The House of Commons Committee of Public Accounts inquiry into Transforming Rehabilitation accepted evidence from Clinks, NCVO, TSRC and Women’s Breakout. The report has been published and even though gender specific recommendations didn’t make it specifically into the conclusions or summary, our evidence has been cited in the body of the report (see pages p11/12):
11. Voluntary organisations raised the quality of services delivered to female offenders as a particular concern, as women have different needs in respect of the services that will support them to stop reoffending. There is a statutory responsibility on CRCs to provide services for women but services are inconsistent across England and Wales as the statutory responsibility is not supported by more detailed specification.34 We received evidence highlighting concerns about the decline in CRC funding for women’s services, as well as perverse incentives to focus on contract performance rather than service quality.35 The Ministry emphasised that the closure of HMP Holloway, announced in November 2015, provides an opportunity to rethink the shape and size of the female prison estate. It expects that the closure will result in a different way of accommodating women prisoners and fewer women in prison.36 The Committee will follow closely developments in the women’s prison estate and the impact this has on probation services.

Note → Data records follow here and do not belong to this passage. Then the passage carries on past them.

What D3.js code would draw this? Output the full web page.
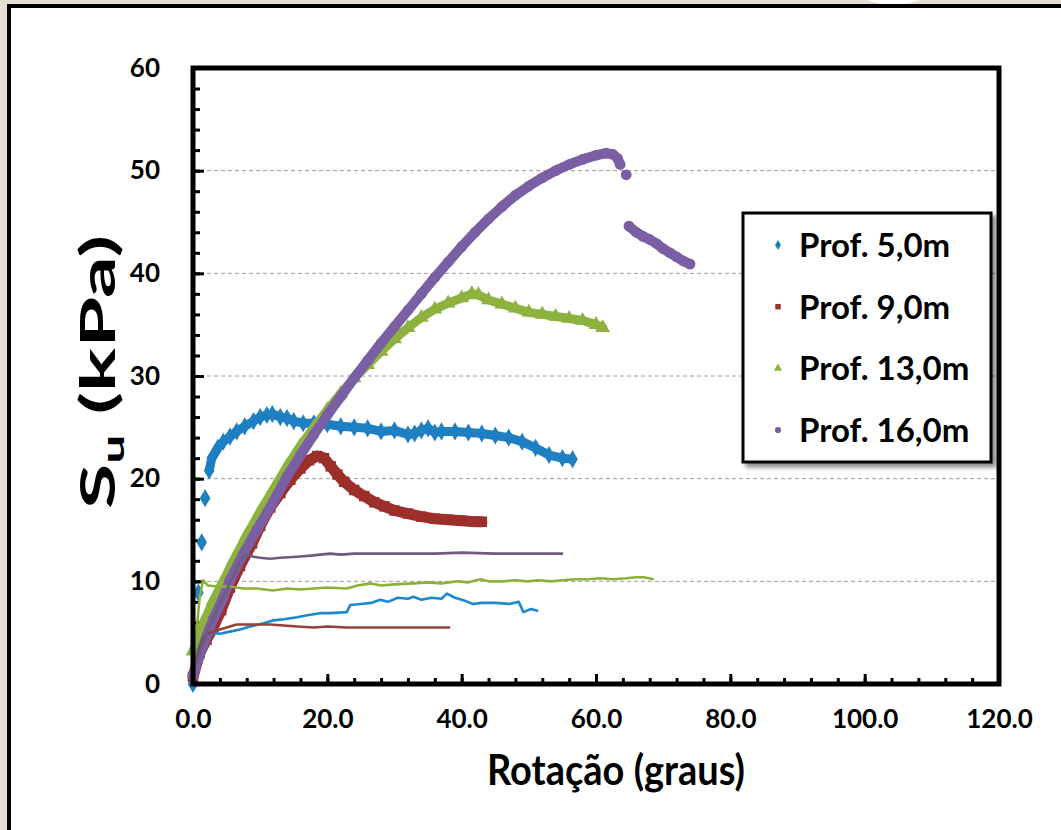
<!DOCTYPE html>
<html>
<head>
<meta charset="utf-8">
<script src="https://cdn.jsdelivr.net/npm/d3@7/dist/d3.min.js"></script>
<style>
  body { margin: 0; background: #e5ded2; }
  svg { display: block; font-family: Lato, "Open Sans", sans-serif; }
</style>
</head>
<body>
<svg id="chart" width="1061" height="830"></svg>
<script>
// Legend labels
var labels = ["Prof. 5,0m", "Prof. 9,0m", "Prof. 13,0m", "Prof. 16,0m"];

// Peak curves (markers), [rotation, Su]; null = break in the curve
var peak5 = [[0,0],null,[0.8,8.9],null,[1.3,13.8],null,[1.8,18.1],null,[2.4,20.8],[2.8,22.0],[3.7,23.0],[4.5,23.6],
  [5.5,24.1],[6.5,24.6],[7.7,25.1],[9,25.6],[10,26.0],[11,26.2],[11.8,26.3],[13,26.0],[14,25.9],[15,25.6],[16.4,25.4],
  [18,25.4],[20,25.3],[22,25.1],[24,25.0],[26,24.9],[28,24.6],[30,24.7],[32,24.3],[33,24.4],[34,24.7],[35,24.9],
  [36,24.5],[37,24.6],[39,24.6],[41,24.5],[43,24.4],[45,24.2],[47,24.0],[49,23.6],[51,23.0],[53,22.3],[55,22.0],[56.5,21.9]];
var peak9 = [[0,0.7],[1,3.0],[2,4.3],[3,5.5],[4.2,7.2],[5.5,9.4],[7,11.5],[8.8,13.7],[10,15.4],[11.5,17.2],[13,18.6],
  [14.5,19.9],[16,21.0],[17.3,21.8],[18.5,22.2],[19.5,22.0],[20.5,21.2],[21.5,20.4],[22.5,19.7],[24,18.9],[25.5,18.3],
  [27,17.7],[28.5,17.3],[30,16.9],[32,16.6],[34,16.3],[36,16.1],[38,16.0],[40,15.9],[42,15.8],[43,15.8]];
var peak13 = [[0,3.2],[1,5.0],[2,6.6],[3,8.1],[4.5,10.0],[6,12.0],[8,14.5],[10,16.8],[12,19.0],[14,21.2],[16,23.2],
  [18,25.0],[20,26.7],[22,28.3],[24,29.8],[26,31.1],[28,32.4],[30,33.6],[32,34.7],[34,35.7],[36,36.5],[38,37.1],
  [40,37.6],[41.5,38.0],[42.5,37.9],[44,37.4],[46,37.0],[48,36.6],[50,36.2],[52,36.0],[54,35.8],[56,35.6],[58,35.4],
  [60,35.0],[61,34.7]];
var peak16 = [[0,0.8],[1,2.8],[2,4.6],[3,6.3],[4.5,8.4],[5.5,10.1],[7.5,12.7],[9.5,15.0],[12,17.8],[14,20.2],[16,22.3],
  [18,24.3],[20,26.2],[22,28.0],[24,29.8],[26,31.5],[28,33.2],[30,34.8],[32,36.4],[34,38.0],[36,39.6],[38,41.1],
  [40,42.6],[42,44.0],[44,45.3],[46,46.5],[48,47.6],[50,48.5],[52,49.3],[54,50.0],[56,50.6],[58,51.1],[60,51.5],
  [61.5,51.7],[62.5,51.6],[63.2,51.2],[63.6,50.6],null,[64.5,49.6],null,[64.9,44.6],[66,44.0],[67,43.6],[68,43.3],
  [69,42.9],[70,42.4],[71,42.0],[72,41.6],[73,41.2],[74,40.9]];

// Remolded curves (thin lines)
var rem5 = [[0,1.0],[0.5,2.5],[1,3.8],[1.5,4.5],[2.5,5.0],[4,4.9],[5.5,5.1],[7,5.3],[8.5,5.6],[10.4,5.9],[12,6.2],
  [13.5,6.3],[15.5,6.5],[17,6.7],[18.9,6.9],[20.5,6.9],[22.9,7.0],[23.4,7.7],[25,7.8],[26.5,7.9],[27.9,8.2],[29,8.0],
  [30.5,8.4],[32,8.3],[32.8,8.5],[34,8.2],[35.5,8.4],[37,8.3],[37.8,8.8],[39,8.4],[40.5,8.1],[41.7,7.8],[43,7.9],
  [45,7.9],[47,7.8],[48.5,8.0],[49.2,7.0],[50.3,7.3],[51.4,7.1]];
var rem9 = [[0,0.8],[0.5,2.2],[1,3.5],[1.5,4.4],[2.2,4.9],[3,5.1],[4.5,5.4],[6.5,5.8],[9,5.8],[11.5,5.8],[13.5,5.7],
  [15.5,5.6],[18,5.5],[20,5.6],[22.9,5.5],[26,5.5],[30,5.5],[34,5.5],[38.3,5.5]];
var rem13 = [[0,1.5],[0.5,5.0],[1,8.5],[1.5,10.1],[2.2,9.6],[3.5,9.5],[5.5,9.5],[7.5,9.3],[9.5,9.3],[11.9,9.1],
  [14,9.3],[16,9.2],[17.9,9.3],[20,9.4],[22.9,9.3],[24.5,9.6],[26.4,9.8],[28,9.6],[30,9.7],[32.8,9.8],[35,9.9],
  [37,9.8],[39.5,10.0],[41,9.9],[42.8,10.2],[44,10.0],[46,10.0],[48,10.1],[49.8,10.0],[51.5,10.1],[53.2,10.0],
  [55,10.1],[57,10.2],[59,10.2],[60.7,10.3],[62.5,10.2],[64.5,10.3],[66,10.4],[67.1,10.4],[68.6,10.2]];
var rem16 = [[0,1.0],[1,3.0],[2,4.8],[3,6.5],[4.5,8.5],[6,10.5],[7.2,12.2],[8,12.6],[9,12.4],[10,12.3],[11.5,12.2],
  [13,12.3],[15.5,12.4],[17.5,12.5],[20.4,12.7],[22,12.6],[24,12.7],[27.9,12.7],[32,12.7],[36,12.7],[40,12.8],
  [45,12.7],[49.8,12.7],[52,12.7],[55.1,12.7]];

var xTicks = [0, 20, 40, 60, 80, 100, 120];
var yTicks = [0, 10, 20, 30, 40, 50, 60];

var markColors = ["#1f7fc3", "#9d2f2b", "#8db23f", "#7a5fa5"];
var lineColors = ["#1c89cf", "#94403b", "#8cb03a", "#6d5b80"];
var symbols = [d3.symbolDiamond, d3.symbolSquare, d3.symbolTriangle, d3.symbolCircle];

var svg = d3.select("#chart");

// frame of the picture
svg.append("rect").attr("x", 0).attr("y", 0).attr("width", 1061).attr("height", 830).attr("fill", "#e5ded2");
svg.append("circle").attr("cx", 894).attr("cy", -65).attr("r", 70).attr("fill", "#fff");
svg.append("rect").attr("x", 11).attr("y", 8).attr("width", 1050).attr("height", 822).attr("fill", "#fff");
svg.append("rect").attr("x", 7).attr("y", 4).attr("width", 4).attr("height", 826).attr("fill", "#000");
svg.append("rect").attr("x", 7).attr("y", 4).attr("width", 1054).attr("height", 4).attr("fill", "#000");

var x = d3.scaleLinear().domain([0, 120]).range([193, 999]);
var y = d3.scaleLinear().domain([0, 60]).range([684, 68]);

// grid
svg.append("g").selectAll("line")
  .data(yTicks.filter(function(d) { return d > 0 && d < 60; }))
  .enter().append("line")
  .attr("x1", x(0)).attr("x2", x(120))
  .attr("y1", function(d) { return y(d); }).attr("y2", function(d) { return y(d); })
  .attr("stroke", "#9a9a9a").attr("stroke-width", 1).attr("stroke-dasharray", "4,3");

// minor ticks
svg.append("g").attr("transform", "translate(0," + y(0) + ")")
  .call(d3.axisBottom(x).tickValues(d3.range(0, 121, 4)).tickSize(-6).tickFormat(""))
  .call(function(g) { g.select(".domain").remove(); g.selectAll("line").attr("stroke-width", 3); });
svg.append("g").attr("transform", "translate(" + x(0) + ",0)")
  .call(d3.axisLeft(y).tickValues(d3.range(0, 61, 2)).tickSize(-7).tickFormat(""))
  .call(function(g) { g.select(".domain").remove(); g.selectAll("line").attr("stroke-width", 3); });

// major ticks and labels
function styleLabels(g) {
  g.select(".domain").remove();
  g.selectAll("line").attr("stroke-width", 3);
  g.selectAll("text").attr("font-size", 26).attr("font-weight", "bold").attr("fill", "#000")
    .attr("font-family", "Lato, sans-serif");
}
svg.append("g").attr("transform", "translate(0," + y(0) + ")")
  .call(d3.axisBottom(x).tickValues(xTicks).tickSize(-10).tickPadding(26).tickFormat(d3.format(".1f")))
  .call(styleLabels);
svg.append("g").attr("transform", "translate(" + x(0) + ",0)")
  .call(d3.axisLeft(y).tickValues(yTicks).tickSize(-11).tickPadding(33))
  .call(styleLabels);

// series
var line = d3.line().defined(function(d) { return d != null; })
  .x(function(d) { return x(d[0]); }).y(function(d) { return y(d[1]); });

var peaks = [peak5, peak9, peak13, peak16];
var rems = [rem5, rem9, rem13, rem16];
var bandW = [9, 11, 9, 10];
var symSize = [95, 110, 95, 90];

peaks.forEach(function(s, i) {
  var g = svg.append("g");
  g.append("path").attr("d", line(s)).attr("fill", "none")
    .attr("stroke", markColors[i]).attr("stroke-width", bandW[i])
    .attr("stroke-linejoin", "round").attr("stroke-linecap", "round");
  g.selectAll("path.m").data(s.filter(function(d) { return d; }))
    .enter().append("path").attr("class", "m")
    .attr("transform", function(d) { return "translate(" + x(d[0]) + "," + y(d[1]) + ")"; })
    .attr("d", d3.symbol().type(symbols[i]).size(symSize[i]))
    .attr("fill", markColors[i]);
});

rems.forEach(function(s, i) {
  svg.append("path").attr("d", line(s)).attr("fill", "none")
    .attr("stroke", lineColors[i]).attr("stroke-width", 2.6)
    .attr("stroke-linejoin", "round");
});

// plot border
svg.append("rect").attr("x", x(0)).attr("y", y(60))
  .attr("width", x(120) - x(0)).attr("height", y(0) - y(60))
  .attr("fill", "none").attr("stroke", "#000").attr("stroke-width", 5);

// axis titles
svg.append("text").attr("transform", "translate(616,785) scale(1,1.12)").attr("text-anchor", "middle")
  .attr("font-size", 38).attr("font-weight", "bold").text("Rotação (graus)");

var yt = svg.append("text").attr("transform", "translate(115,372) rotate(-90) scale(1.72,1)")
  .attr("text-anchor", "middle").attr("font-size", 48).attr("font-weight", "bold");
yt.append("tspan").text("S");
yt.append("tspan").attr("font-size", 30).attr("dy", 9).text("u");
yt.append("tspan").attr("dy", -9).text(" (kPa)");

// legend
var defs = svg.append("defs");
defs.append("filter").attr("id", "shadow").attr("x", "-10%").attr("y", "-10%").attr("width", "130%").attr("height", "130%")
  .append("feDropShadow").attr("dx", 4).attr("dy", 4).attr("stdDeviation", 2)
  .attr("flood-color", "#000").attr("flood-opacity", 0.45);

var lg = svg.append("g").attr("transform", "translate(743,213)");
lg.append("rect").attr("width", 248).attr("height", 249).attr("fill", "#fff")
  .attr("stroke", "#000").attr("stroke-width", 3).attr("filter", "url(#shadow)");
var rows = lg.selectAll("g.row").data(labels).enter().append("g").attr("class", "row")
  .attr("transform", function(d, i) { return "translate(0," + (32 + i * 61.7) + ")"; });
rows.append("path").attr("transform", "translate(35,0)")
  .attr("d", function(d, i) { return d3.symbol().type(symbols[i]).size(30)(); })
  .attr("fill", function(d, i) { return markColors[i]; });
rows.append("text").attr("x", 56).attr("dy", "0.36em")
  .attr("font-size", 33).attr("font-weight", "bold").text(function(d) { return d; });
</script>
</body>
</html>
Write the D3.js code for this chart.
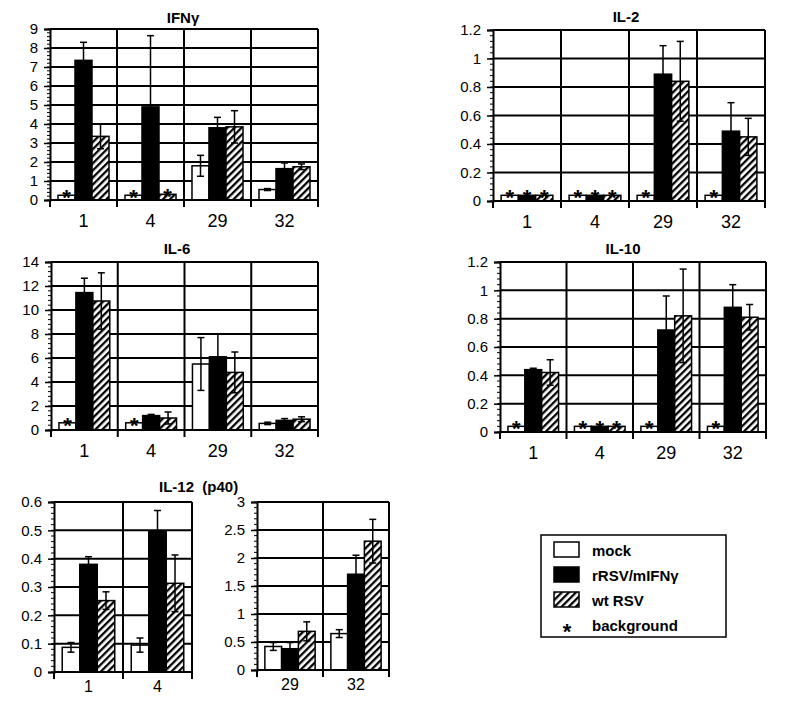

The conclusions (see page 7) also state:
6. We are concerned that the full potential of the third sector is not being realised.
The inquiry found that:
- Progress has been slow and the revolution promised has not been realised as yet.
- Voluntary sector organisations, deemed central to the programme at the outset are not being engaged effectively.
- Measures to reduce reoffending and transform services, including for those people serving shorter sentences were not having the intended results.
- Services were varied and there were challenges in determining good outcomes from issues relating to data and the protracted negotiations with the prime contractors.
- The reforms had not managed to open the probation system up to a wider group of providers, especially smaller voluntary sector organisations.
- Lessons need to be learned from a narrowing of the market to a small number of private sector providers, excluding even the larger voluntary sector organisations from competing on a level playing field.
Commenting on the report, Anne Fox Chief Executive Officer of Clinks said:
‘We all need our probation services to be the best they can, but right now they appear inconsistent and lacking in real innovation. To revolutionise and transform rehabilitation the voluntary sector’s expertise of working in innovative ways with impressive results needs to be fully involved. However, the Public Accounts Committee has recognised that the full potential of the voluntary sector is not being realised.
We have also heard concerns about the quality of services being delivered, particularly to people serving short prison sentences and those being offered to women in the justice system. The voluntary sector has solutions to these issues and needs to be central to reforming these services.’